I’m going to start reintroducing a few tumblr-style posts without much editing, as this thing is starting to develop a stodgy Real Blog atmosphere where I feel like I need to post Proper Serious Writing.

This is supposed to be more of a workbook, and I think I’ll learn faster if I up the percentage of experimental/embarrassing/badly-thought-out posts.

There’s this mindset I sometimes kick myself into, which is roughly ‘I’m going to work hard at this thing, and I’m going to like it.

It’s got a very specific emotional tone and a specific range of application. I wouldn’t bother trying to use it for utterly dull stuff like the washing up where I do not care at all. On the other hand, there’s a definite theatrical aspect (the ‘and I’m going to like it’ bit) where I’m kind of faking up the enthusiasm in the hope that some genuine enthusiasm will follow. Getting up early in the winter and working when it’s still dark outside is the right sort of situation for it.

I’d never really thought consciously about this before, but I noticed the other morning that it’s got three different images attached to it in my head. By ‘image’ I don’t mean a vivid mental picture (I don’t have much of a visual imagination at all, oddly for someone who loves geometry), just vague sort-of-images or bits of phrases that cluster round the thing.
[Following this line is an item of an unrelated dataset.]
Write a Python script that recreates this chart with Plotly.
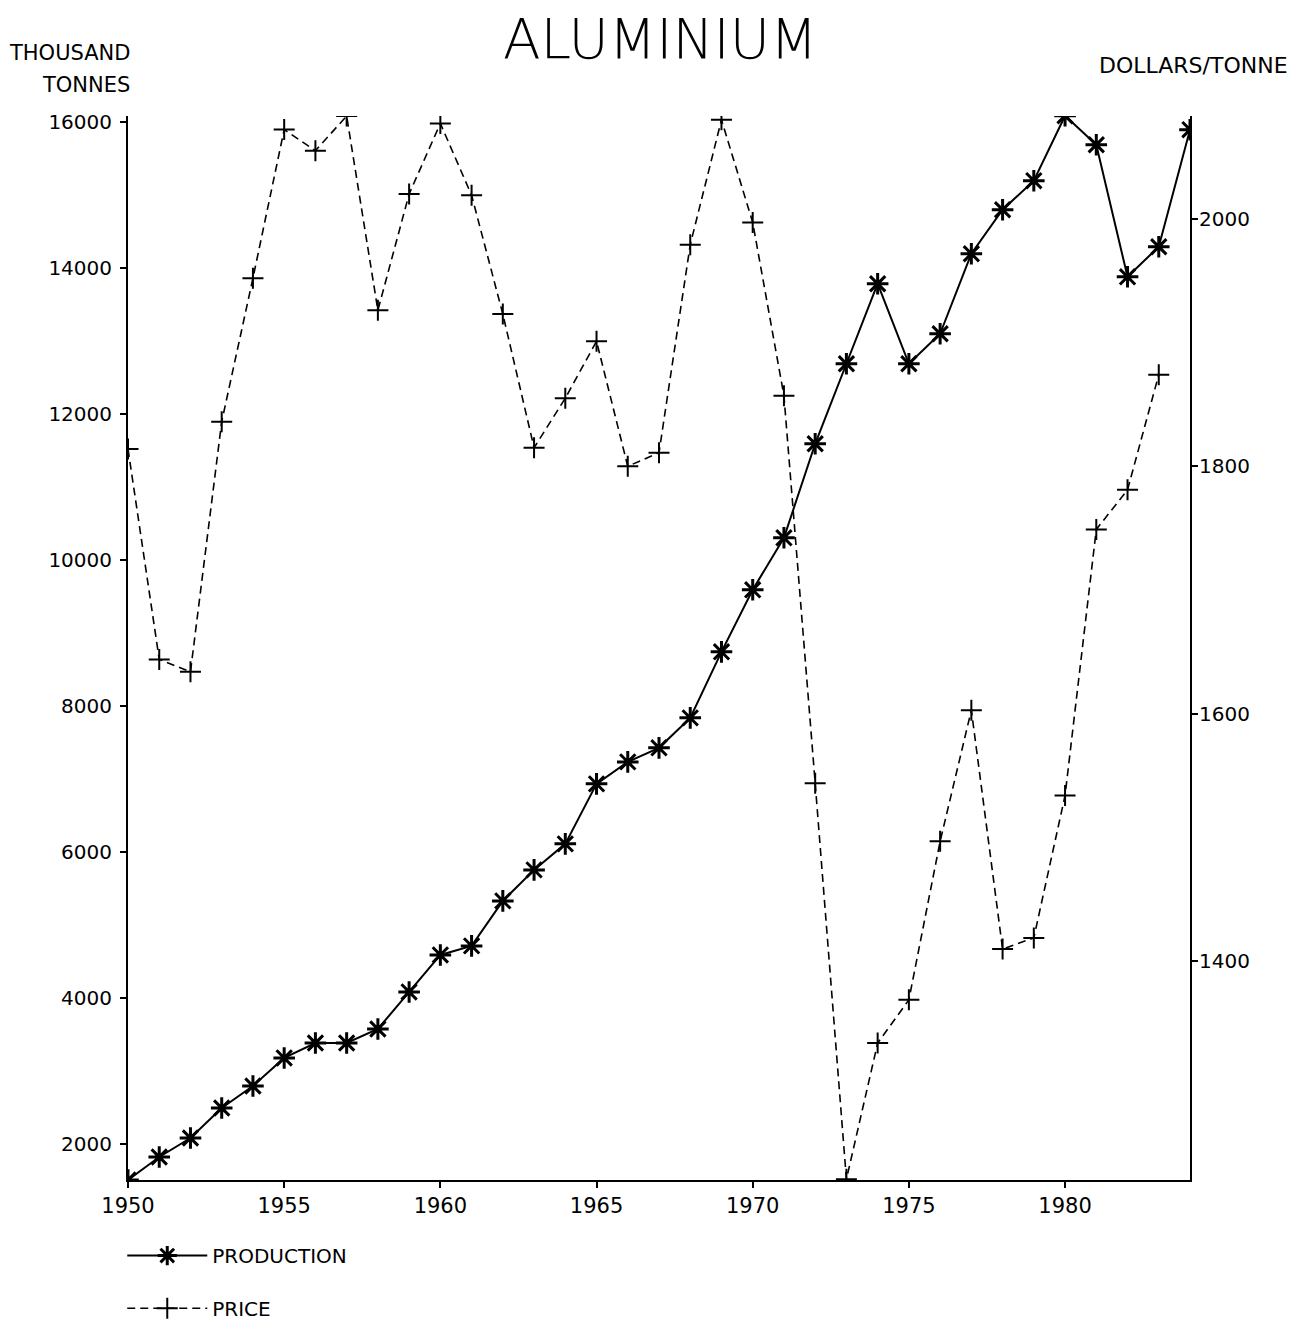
import plotly.graph_objects as go

years = list(range(1950, 1985))
production = [1500, 1815, 2076, 2487, 2789, 3173, 3378, 3378, 3570, 4078,
              4585, 4709, 5326, 5751, 6108, 6930, 7231, 7424, 7835, 8740,
              9590, 10303, 11592, 12689, 13786, 12689, 13100, 14197, 14800, 15198,
              16089, 15691, 13881, 14293, 15897]
price_years = list(range(1950, 1984))
price = [1814, 1644, 1634, 1836, 1952, 2072, 2055, 2083, 1926, 2020,
         2077, 2019, 1923, 1815, 1855, 1901, 1800, 1811, 1979, 2080,
         1997, 1857, 1544, 1224, 1334, 1369, 1497, 1603, 1410, 1419,
         1534, 1749, 1781, 1874]

left_ticks = [2000, 4000, 6000, 8000, 10000, 12000, 14000, 16000]
right_ticks = [1400, 1600, 1800, 2000]
x_ticks = [1950, 1955, 1960, 1965, 1970, 1975, 1980]

FONT = "DejaVu Sans"

fig = go.Figure()
fig.add_trace(go.Scatter(
    x=years, y=production, name="PRODUCTION", mode="lines+markers",
    line=dict(color="black", width=2),
    marker=dict(symbol="asterisk-open", size=18, color="black",
                line=dict(color="black", width=3)),
    yaxis="y", legend="legend"))
fig.add_trace(go.Scatter(
    x=price_years, y=price, name="PRICE", mode="lines+markers",
    line=dict(color="black", width=1.6, dash="8px,5px"),
    marker=dict(symbol="cross-thin-open", size=15, color="black",
                line=dict(color="black", width=2)),
    yaxis="y2", legend="legend2"))

leg_common = dict(xanchor="left", yanchor="middle", orientation="v",
                  font=dict(size=20, family=FONT), itemwidth=80,
                  bgcolor="rgba(0,0,0,0)", borderwidth=0)

fig.update_layout(
    width=1294, height=1315,
    paper_bgcolor="white", plot_bgcolor="white",
    margin=dict(l=120, r=112, t=108, b=143, autoexpand=False),
    font=dict(family=FONT, size=18, color="black"),
    showlegend=True,
    legend=dict(x=-0.0054, y=-0.071, **leg_common),
    legend2=dict(x=-0.0054, y=-0.1205, **leg_common),
    xaxis=dict(range=[1950, 1984], tickvals=x_ticks, showgrid=False,
               zeroline=False, showline=True, linecolor="black", linewidth=2,
               ticks="outside", ticklen=6, tickwidth=1.5, tickcolor="black",
               tickfont=dict(size=21), automargin=False),
    yaxis=dict(range=[1500, 16085], tickvals=left_ticks,
               ticktext=[str(v) for v in left_ticks], showgrid=False,
               zeroline=False, showline=True, linecolor="black", linewidth=2,
               ticks="outside", ticklen=6, tickwidth=1.5, tickcolor="black",
               tickfont=dict(size=20), ticklabelstandoff=4, automargin=False),
    yaxis2=dict(range=[1223.4, 2083], tickvals=right_ticks,
                ticktext=[str(v) for v in right_ticks], overlaying="y",
                side="right", showgrid=False, zeroline=False, showline=True,
                linecolor="black", linewidth=2, ticks="outside", ticklen=6,
                tickwidth=1.5, tickcolor="black", tickfont=dict(size=20),
                ticklabelstandoff=-3, automargin=False),
)

fig.add_annotation(text="ALUMINIUM", x=0.501, y=1, xref="paper", yref="paper",
                   showarrow=False, font=dict(size=55, family=FONT, weight=300),
                   xanchor="center", yanchor="bottom", yshift=44, borderpad=0)
fig.add_annotation(text="THOUSAND", x=0.0, y=1, xref="paper", yref="paper",
                   showarrow=False, xanchor="right", yanchor="middle",
                   font=dict(size=21, family=FONT), yshift=63, xshift=4)
fig.add_annotation(text="TONNES", x=0.0, y=1, xref="paper", yref="paper",
                   showarrow=False, xanchor="right", yanchor="middle",
                   font=dict(size=21, family=FONT), yshift=31, xshift=4)
fig.add_annotation(text="DOLLARS/TONNE", x=1.0, y=1, xref="paper", yref="paper",
                   showarrow=False, xanchor="right", yanchor="middle",
                   font=dict(size=22, family=FONT), xshift=100, yshift=51)

fig.write_html("out.html")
The first one is a half-remembered line from The Waste Land, something about ‘the boat responded gaily to the slightest touch’. The real version turns out to be ‘Damyata: The boat responds / Gaily, to the hand expert with sail and oar’.
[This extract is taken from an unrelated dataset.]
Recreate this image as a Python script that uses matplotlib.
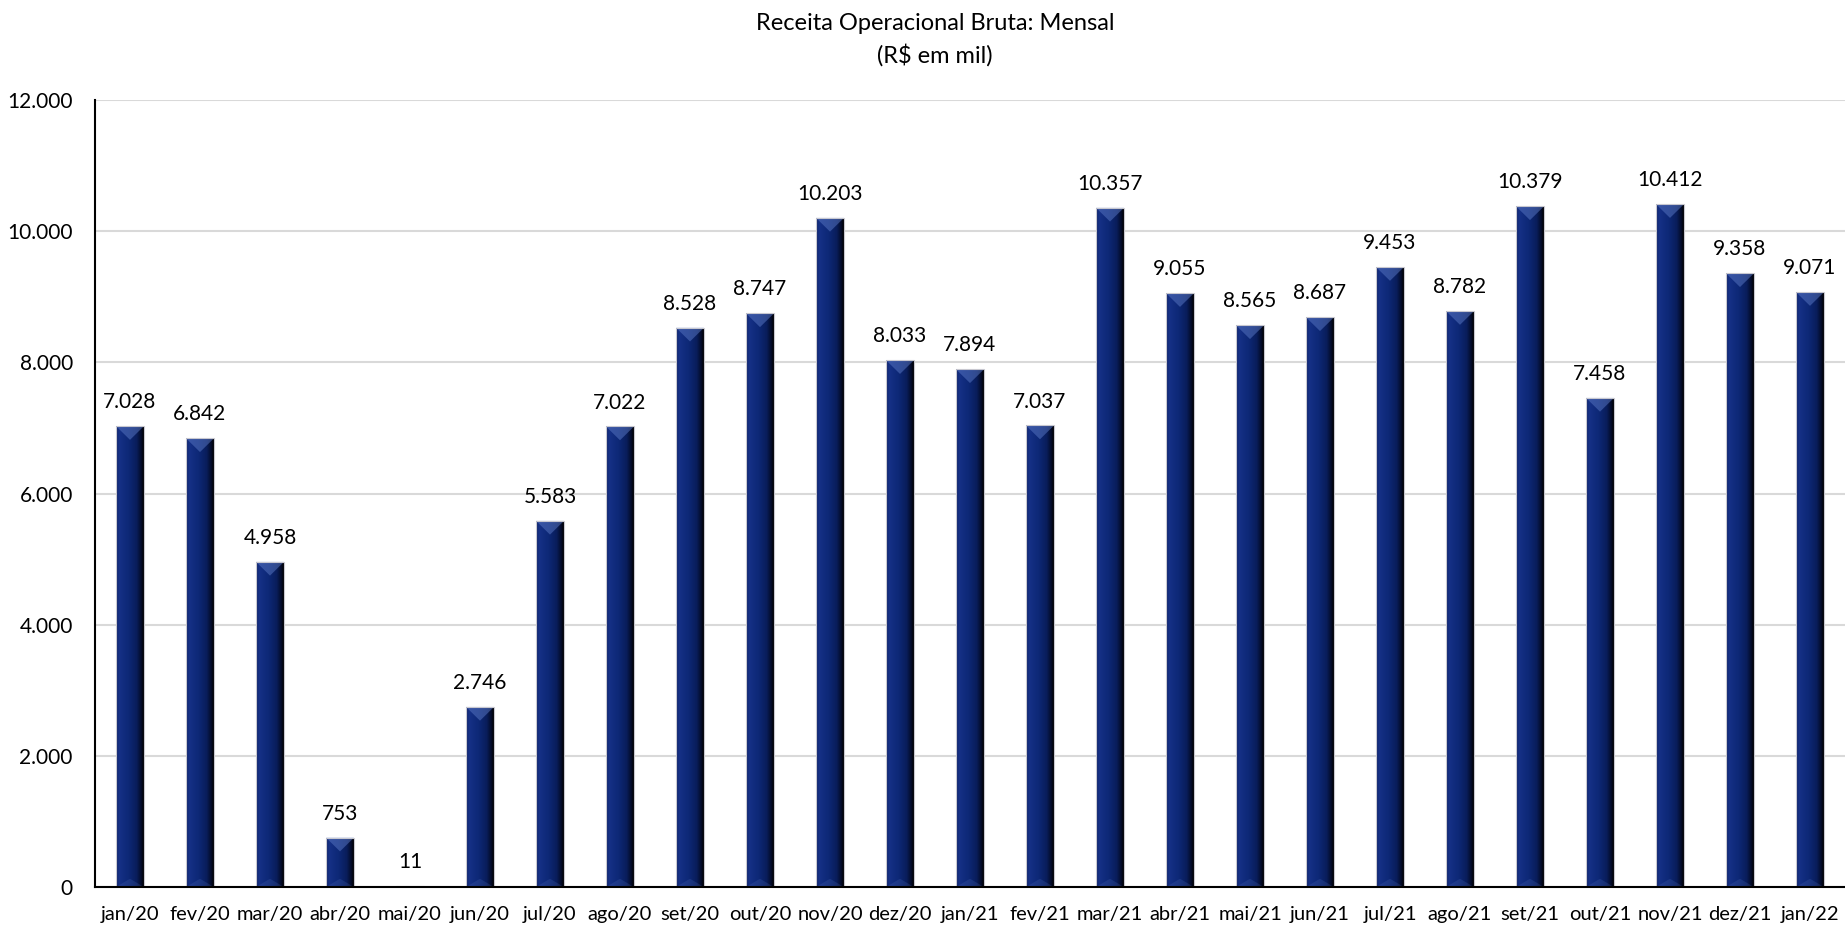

This is highly relevant. It contains the right sort of things: precision and responsiveness and genuine enjoyment. I’m actually impressed with whatever part of my brain came up with that, apparently without much conscious supervision.

After that the images go downhill fast. The second is something to do with oxen yoked to a plough. Which is not imaginative at all, and also a pretty miserable vision of the potential rewards of hard work. I guess there’s a kind of stoic, stubborn element that’s useful here.

Also, I have never in my life thought clearly about what oxen yoked to a plough actually look like (though of course I’m googling it now). The words in my head are something about oxen yoked to a plough, but the image is more like an old-fashioned heavy leather horse harness.

The third part, ludicrously, is something like one of those glaucoma testing machines you get at the opticians. I can’t quickly find a public domain image, just google it if you don’t know what I’m talking about. I’m not imagining the bit that puffs an unpleasant jet of air into your eye, but the bar bit you push your forehead against in order to keep your face aligned properly.

Apparently this is how I’m taking the image of the harness, which is attached to the ox, and applying it to myself. Sticking my forehead against this machine is how I’m yoking myself to the badly-imagined plough – it’s the crucial image that makes the other two apply to me specifically.

I had no idea I was imagining something so specific and weird. Imagine trying to consciously think up this crap! But somehow it kind of hangs together as something inspiring, if you don’t look at the component parts: fluid delicacy mixed with stolid determination, joined (of course) at the forehead. By a glaucoma machine!

It’s hopeless to try and write about this sort of thing accurately, because so much of what’s going on is not language-based. (And there’s a mess of other associations when I start thinking about this. I’m not sure the process stops, there’s just more and more of this nonsense.) But it’s also fun to try, because it’s all so entertainingly stupid!